Sitting above my desk is a display shelf of small gifts and unique items. One of these is a piece of baggywrinkle. Don’t know what that is? It’s a particular rope product made for sailing vessels, fishing boats, and other craft. The bosun makes it by unlaying rope and then braiding the result together. It looks like someone lost their beard. Its use was to prevent chafing between lines or between lines and sails. Rubbing together created wear, wear opened the path for the failure of the parts rubbing. You used anti-chafing gear like baggywrinkle to stop that.
Well, the baggywringle was new.but it was created out of the old. The old line got reutilized to make new products for use onboard the ship. Baggywrinkle was one of those products. A rope parted? The bosun spliced it. Anyone rated Able Bodied Seaman would have been able to do basic ropework.
A rope was not the only thing, reused. When sails passed their useful life, the canvas could recycle into a variety of products. The list of items that you can fashion from sail is long: Small bags, ditty bags, for seamen to hold personal possessions, seabags for carrying around more substantial objects, hats, and even clothing.

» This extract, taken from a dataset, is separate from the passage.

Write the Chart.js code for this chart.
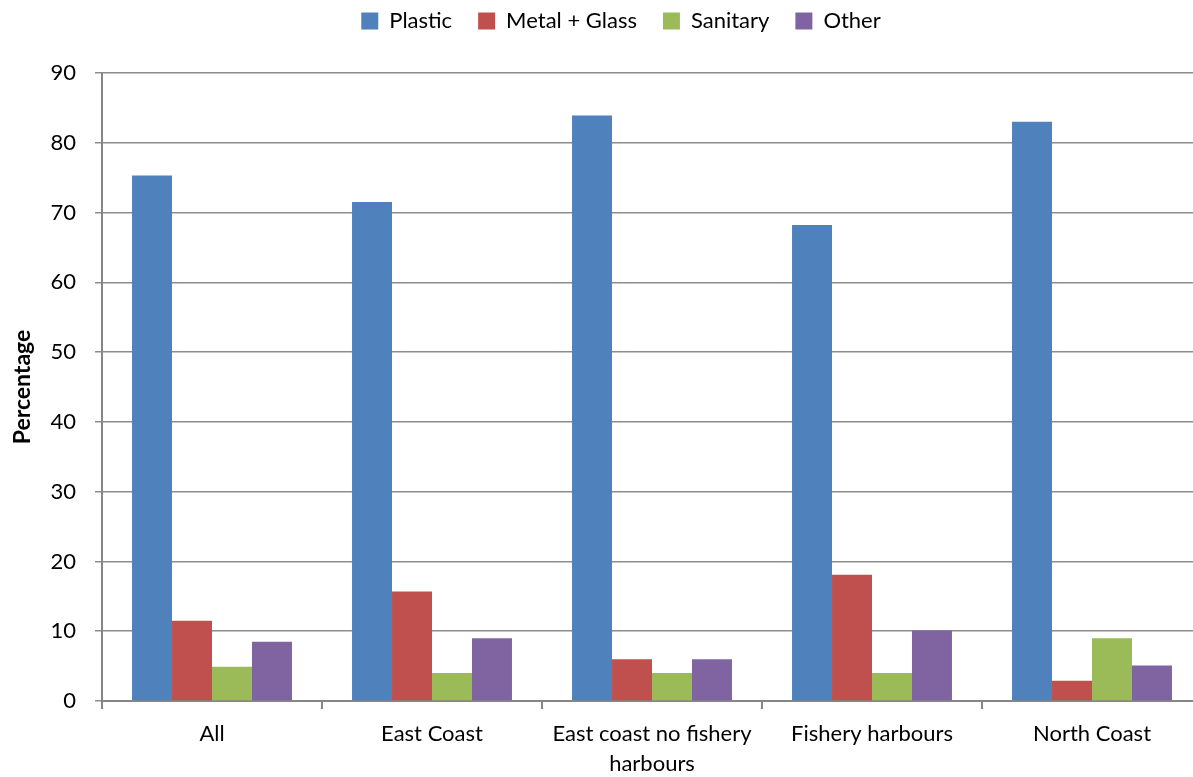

Cooking grease found use as a dressing for the masts aiding mast hoops on their journey up and down with the sails.
In the 19th century, a sailing vessel could be very close to a closed system once out of sight of land. Making something new out of old was a necessity. This reuse extended into the sailor’s art—pieces of line, seashells, fragments of wood, and on whalers baleen and teeth.
Sailors fabricated models of ships from materials scavenged onboard.

Sailor’s – being superior sorts- were well in advance of the modern world when it came to reducing, reusing, and recycling. They made new from old.